Picking and Choosing ⇥ morrick.me
Riccardo Mori:
Here’s the thing — Among the apps I’ve bought over the years, a lot of them are quality apps I love and enjoy using, but I don’t necessarily use them all the time. A classic example: photo apps and image editing apps. I have a lot of them, and I don’t really have a preference. I decide which to use mostly following the mood of the moment (in case of photo apps) or the specific function/effect I’m after (in case of editing apps and even photo apps as well).
With these kinds of apps, I like to have lots of options available, and I haven’t minded paying upfront for each of these apps; I haven’t minded paying the occasional extra for a paid update or for the in-app purchase that unlocked more photo filters or editing features. But in the extreme case that all app developers behind these apps moved to a subscription-based pricing, without offering alternatives, I would be forced into a position I really don’t like: having to decide which app stays on my devices and which one has to go. Will the App Store’s infamous ‘race to the bottom’ become the ‘race to stay in your device’s (home) screen’?

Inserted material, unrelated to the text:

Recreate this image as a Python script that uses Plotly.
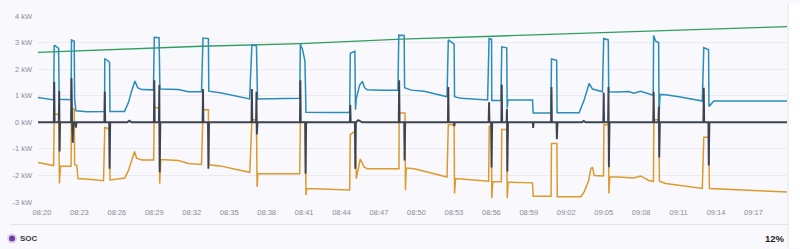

I’ve been thinking about this as well, and my hope is that an app without an active subscription degrades gracefully. But how graceful it may degrade ultimately depends on what the App Store allows. Restricting app updates based on subscription status, for instance, can’t be done because they’re run through the store itself.
Perhaps some developers will get creative with how they distribute updates within the app. For instance, a new set of filters could be made available as a free download provided the user has an active subscription. Bug fixes could be distributed as app updates, but feature updates could be dependent upon a subscription.
These new rules create a somewhat murky new world for developers and users alike. I’m generally optimistic because the apps you love most probably come from developers who respect their users. Developers like Panic, Flexibits, Cultured Code, Tapbots, Sam Oakley, and Ole Zorn — they actually care. And those developers who do not care about their apps’ users will find it very difficult to retain subscribers.